It has been widely reported, and never denied, that after Mohamed first came to the United States from Egypt in the early 1980s he was in contact with the CIA and worked with U.S. Army Special Forces.  Mohamed trained the 1993 WTC bombers at an Islamist center in Brooklyn, New York, where earlier he had been recruiting and training Arabs for the U.S.-supported Afghan War. The London Independent has reported that he was on the U.S. payroll at the time he was training the Arab Afghans, and that the CIA, reviewing the case five years after the first WTC bombing, concluded in an internal document that the CIA itself was "partly culpable" in the World Trade Center attack.  But the 9/11 Report is utterly silent about Mohamed's links to the CIA and FBI. 
In the light of Lance's important revelations, I can finally see a way to make more sense of what I previously reported. Fitzgerald, an Assistant US Attorney in 1996, worked with Snell to prosecute Yousef in a second trial, for the 1993 bombing of the World Trade Center. (As previously noted, at this time Fitzgerald was also one of those who successfully, but falsely, labeled Scarpa's story of revelations from Yousef "a hoax.") 
It is not contested that Ali Mohamed gave information to the FBI in 1994 about the 1993 WTC plot, which would most likely include information about the key figure, Yousef. Is it possible that Fitzgerald's evasiveness, or shiftiness, is because evidence obtained from Mohamed was not shared with the defense, as the law requires?
The CIA's admission that it was "partly culpable" in the World Trade Center bombing of 1993 makes perfect sense in the light of what we now know. The CIA was responsible for the presence in America of both Ali Mohamed and his mentor, the blind Sheikh Omar Abdel Rahman, spiritual advisor to the terrorist Egyptian Islamic Jihad (EIJ). As Lance elaborated,
Even though he'd been on a U.S. terrorism Watch for three years, the Sheikh was granted a visa to enter America. This was another blunder on the part of U.S. intelligence. . . . Later, the CIA would try to blame his admission on a corrupt case officer. . . . But the State Department later determined that, although he was on the list of `undesirables,' the Sheikh obtained three sanctioned visas from CIA agents [sic, i.e. officers] posing as State Department officials at the U.S. embassy in Khartoum. Many intelligence analysts believe that Abdel Rahman's entry was payback by the Agency. 

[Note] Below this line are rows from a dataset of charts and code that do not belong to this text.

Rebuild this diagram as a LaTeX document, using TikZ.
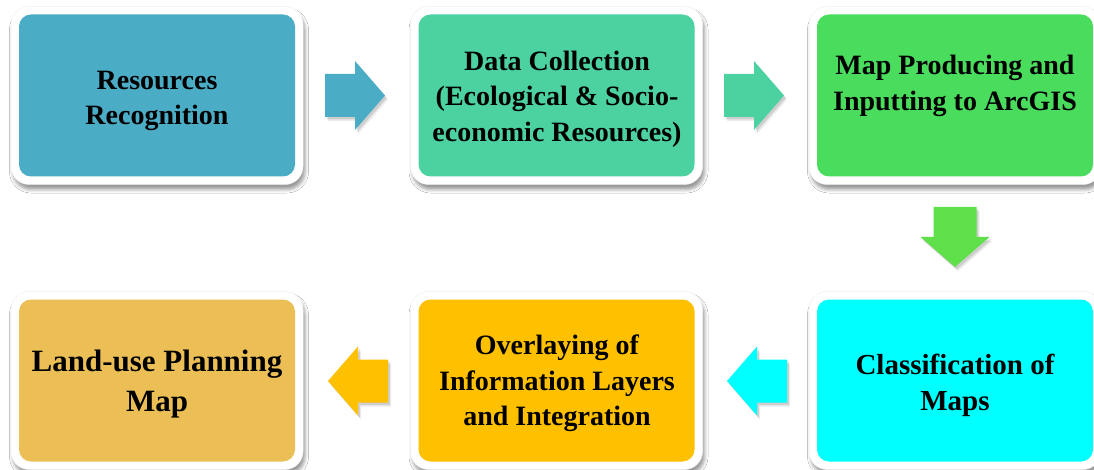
\documentclass[tikz,border=0pt]{standalone}
\usepackage{fontspec}
\setmainfont{Liberation Serif}
\usetikzlibrary{shadows.blur}

\definecolor{cTeal}{HTML}{4BACC6}
\definecolor{cMint}{HTML}{4CD2A0}
\definecolor{cGreen}{HTML}{4ADC5C}
\definecolor{cLime}{HTML}{5FE04A}
\definecolor{cCyan}{HTML}{00FFFF}
\definecolor{cAmber}{HTML}{FFC000}
\definecolor{cSand}{HTML}{EBBF55}

\tikzset{
  stagebox/.style={rectangle, rounded corners=18pt, fill=white, draw=black!6,
    line width=0.5pt, minimum width=292pt, minimum height=178pt, inner sep=0pt,
    blur shadow={shadow xshift=2pt, shadow yshift=-5pt, shadow blur radius=3.5pt,
      shadow opacity=40},
    path picture={\fill[#1, rounded corners=12pt]
      ([shift={(8pt,-8pt)}]path picture bounding box.north west) rectangle
      ([shift={(-8pt,8pt)}]path picture bounding box.south east);}},
  stagetext/.style={align=center, inner sep=0pt,
    font=\bfseries\fontsize{28}{35.5}\selectfont},
  bigtext/.style 2 args={align=center, inner sep=0pt,
    font=\bfseries\fontsize{#1}{#2}\selectfont},
}

% block arrow pointing along +x, placed at the base of its head,
% with a soft shadow cast down and to the right
\newcommand{\arrowoutline}{(-30,-21.5) -- (0,-21.5) -- (0,-34.5) -- (30,0)
      -- (0,34.5) -- (0,21.5) -- (-30,21.5) -- cycle}
\newcommand{\blockarrow}[3]{%
  \begin{scope}[shift={(#1)}]
    \begin{scope}[shift={(3,4)}, rotate=#2]
      \fill[black, opacity=0.08] \arrowoutline;
    \end{scope}
    \begin{scope}[shift={(1.8,2.5)}, rotate=#2]
      \fill[black, opacity=0.12] \arrowoutline;
    \end{scope}
    \begin{scope}[rotate=#2]
      \fill[#3] \arrowoutline;
    \end{scope}
  \end{scope}}

\begin{document}
\begin{tikzpicture}[x=1pt, y=-1pt]
  \fill[white] (0,0) rectangle (1094,470);
  \useasboundingbox (0,0) rectangle (1094,470);

  % stages
  \node[stagebox=cTeal]  (b1) at (157,95.5)  {};
  \node[stagebox=cMint]  (b2) at (556.5,95.5) {};
  \node[stagebox=cGreen] (b3) at (955,95.5)  {};
  \node[stagebox=cCyan]  (b4) at (955,380.5) {};
  \node[stagebox=cAmber] (b5) at (556.5,380.5) {};
  \node[stagebox=cSand]  (b6) at (157,380.5) {};

  \node[stagetext] (t1) at (157,101) {Resources\\Recognition};
  \node[stagetext] (t2) at (557,99) {Data Collection\\(Ecological \& Socio-\\economic Resources)};
  \node[stagetext] (t3) at (955,86) {Map Producing and\\Inputting to ArcGIS};
  \node[bigtext={29}{36}] (t4) at (955,385) {Classification of\\Maps};
  \node[stagetext] (t5) at (557,383.5) {Overlaying of\\Information Layers\\and Integration};
  \node[bigtext={31}{40}] (t6) at (157,384.5) {Land-use Planning\\Map};

  % flow arrows
  \coordinate (a1) at (355,95.5);
  \coordinate (a2) at (754,95.5);
  \coordinate (a3) at (955,237);
  \coordinate (a4) at (757,381);
  \coordinate (a5) at (358,381);
  \blockarrow{a1}{0}{cTeal}
  \blockarrow{a2}{0}{cMint}
  \blockarrow{a3}{-90}{cLime}
  \blockarrow{a4}{180}{cCyan}
  \blockarrow{a5}{180}{cAmber}
\end{tikzpicture}
\end{document}
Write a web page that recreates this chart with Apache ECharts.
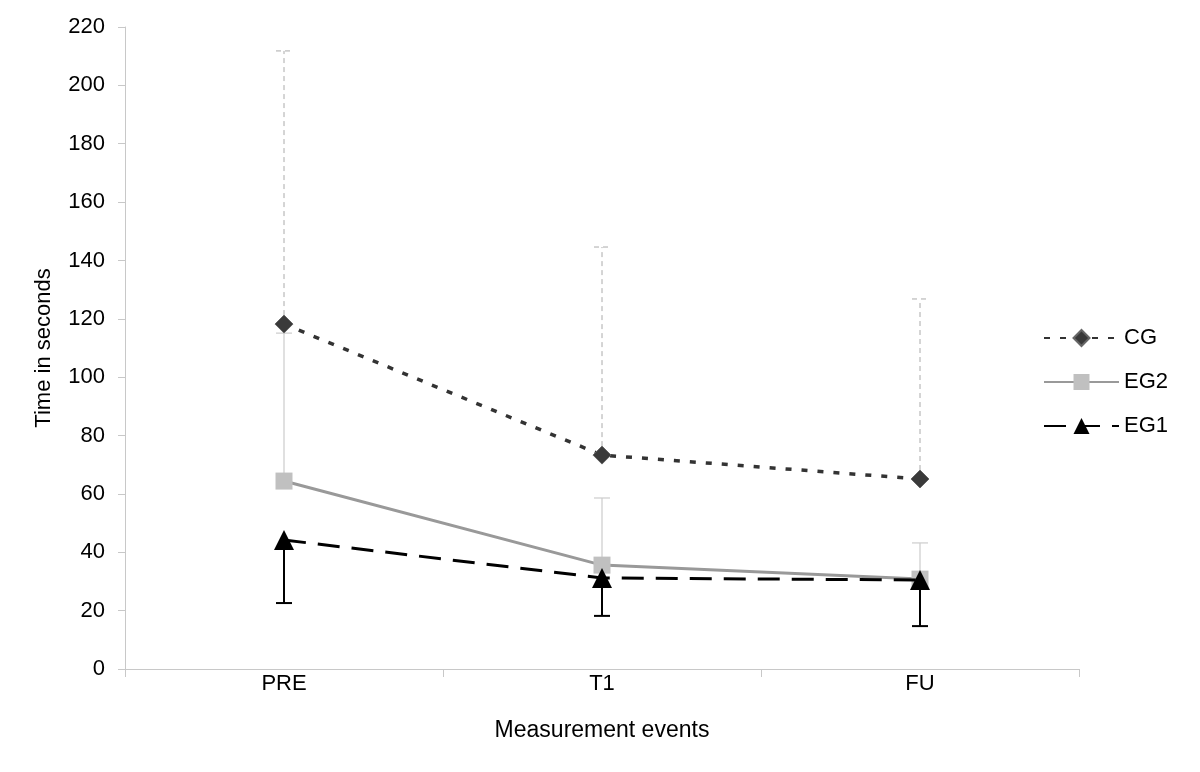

An unnamed FBI agent quoted by Robert I. Friedman treated the Sheikh's visa as not a blunder, but part of a conscious policy:
"It was no accident that the sheikh got a visa and that he's still in the country," replied the agent, visibly upset. "He's here under the banner of national security, the State Department, the NSA [National Security Agency], and the CIA." The agent pointed out that the sheikh had been granted a tourist visa, and later a green card, despite the fact that he was on a State Department terrorist watch-list that should have barred him from the country. He's an untouchable, concluded the agent. "I haven't seen the lone-gunman theory advocated [so forcefully] since John F. Kennedy." 
Other such "untouchables" would appear to include
I think we have here another explanation for the Justice and FBI cover-up of Bojinka Two in the 1990s, and the 9/11 Commission's perverse efforts in 2004 to claim that the 9/11 plot was only hatched in 1996 by Yousef's uncle Khalid Shaikh Mohammed (a member of the 1994 Bojinka plot).  For if the CIA was "partly culpable" for the 1993 WTC bombing, it is hard to see how they could be free of culpability for Yousef's continued plotting, which grew into 9/11.
Lance's second complaint is that the authorities, by ignoring Scarpa Jr., allowed and perhaps facilitated the TWA 800 disaster. To this I add a third complaint, that by ordering Mohamed's release in 1993, the authorities facilitated the Kenya Embassy tragedy. To both of us it is clear that the Commission, instead of getting to the heart of these scandals, consciously recruited as Commissioners, staff and witnesses those who had a major stake in covering them up.
And what they were covering up, in effect, included earlier, pre-9/11 occasions when the US intelligence bureaucracies had, knowingly or unknowingly, facilitated terrorist attacks in which Americans were killed.
In my opinion this cover-up extends to the 9/11 Report's extraordinary and absurd contention that "No persuasive evidence exists that al-Qaeda relied on the drug trade as an important source of revenue."  This ignores the British government's report to Parliament, previously cited, that al-Qaeda's financing "includes substantial exploitation of the illegal drugs trade from Afghanistan."  It ignores also a US Central Command report that in December 2003 a dhow was intercepted near the Strait of Hormuz carrying almost two tons of hashish valued at up to $10 million. There were "clear ties" between the shipment and al-Qaeda, the Centcom statement said. 
Once again what is being covered up is the CIA's culpability in helping in the 1980s to build up the Islamist drug networks, in order to help finance its proxy armies in Afghanistan (a pattern repeated in 2001-04). 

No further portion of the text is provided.